Fortunately, I did reasonably well at school.  Went to college, graduate school, got married, raised a family, and ran my own business, but I wasn’t a shining star or a professional like my dad, and I never became President.  I was just an average person with an average brain doing what I needed to do to move forward in life.

That was who I was, and I never gave my poor, hurting brain much thought during any of this.  I’m sure that I treated my pet dog much better than my brain.

My brain was up there perched on my shoulders and resting comfortably in my skull.  I was just taking it along with me for the ride.  How was I supposed to know that my brain had the ability to rewire itself to accommodate lost cells and cell networks.

When you’re young, physically active and constantly learning you’re generating a lot of new, experience-dependent cells and creating new, functional cell networks.  I didn’t know, and no one told me, because apparently no one else knew either.

There was one thing.  Regardless of whether my brain could generate new brain cells and restructure itself to accommodate them, I never had a good memory after the brick incident.  It wasn’t particularly bad.  It wasn’t particularly good.  It was OK, but just OK.  That made things difficult, but I didn’t give it a second thought.  After all, I was banged in the head with a very hard brick.  What could I expect.

Life went along.  My brain and I went right along with it.  That is, until the late 80’s when I was hospitalized with viral encephalitis; a virus of the brain.  They say that viruses like to attack the weak point in the body.   I guess, before attacking, the virus evaluated me, and picked my brain as the best point of attack.

My poor brain!  It was bad enough that it had been damaged with a brick, and had suffered through seizures, now this viral stuff, and more seizures.  They pulled me and my brain through, but it wasn’t easy.  At this point I didn’t even have my just OK memory.  It was pretty well shot, and I was living in a fog.  I was in that fog at home for 6 months.

Then one day my brain and I were standing in the kitchen, and the fog lifted.  Everything around me looked different.  I remember that it was a bright sunny day, perfect for such a coming out event.  The first thing I did was call my doctor who promptly told me that he knew I wouldn’t die.  What a terrible response to such a great event.  Then I called my wife who was just as excited as my brain and I.  There was only one thing though, as time went on it became clear that even though the fog had cleared my memory had not gotten better.  In fact, it was worse than ever.

I had little, if any, working memory, and my short-term memory was not far behind.  You know the kind of working memory I mean.  When someone says dial this phone number.  The phone is within reaching distance, but I had to write it down.  By the way, for those that don’t remember, there was a time when people didn’t have cell phones with quick dial numbers.  They had to rely on those things that were on a stand or mounted on the wall and didn’t move around with you.

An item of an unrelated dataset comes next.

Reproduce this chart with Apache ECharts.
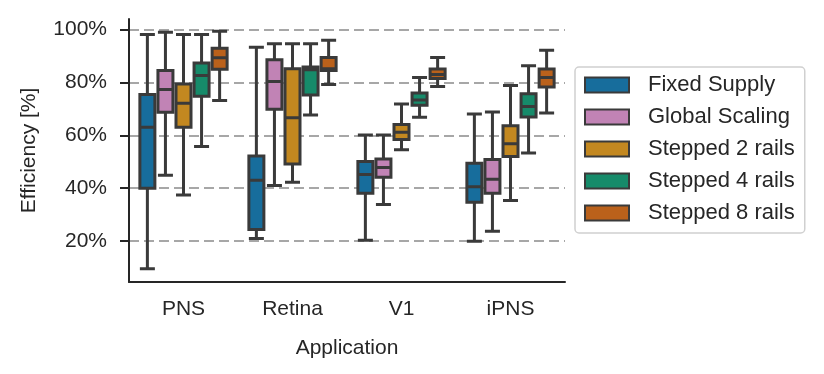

Now, my brain and I were handicapped, but we didn’t let that get us down.  We used available technology to supplement our memory.  I went out and got spiral notebooks with 3-5 separations, and some really neat mechanical pencils that came 24 to a box.  I just started writing everything down that I felt needed remembering.  I would date the page, and I tried to keep subject matter separated but that didn’t always work too well.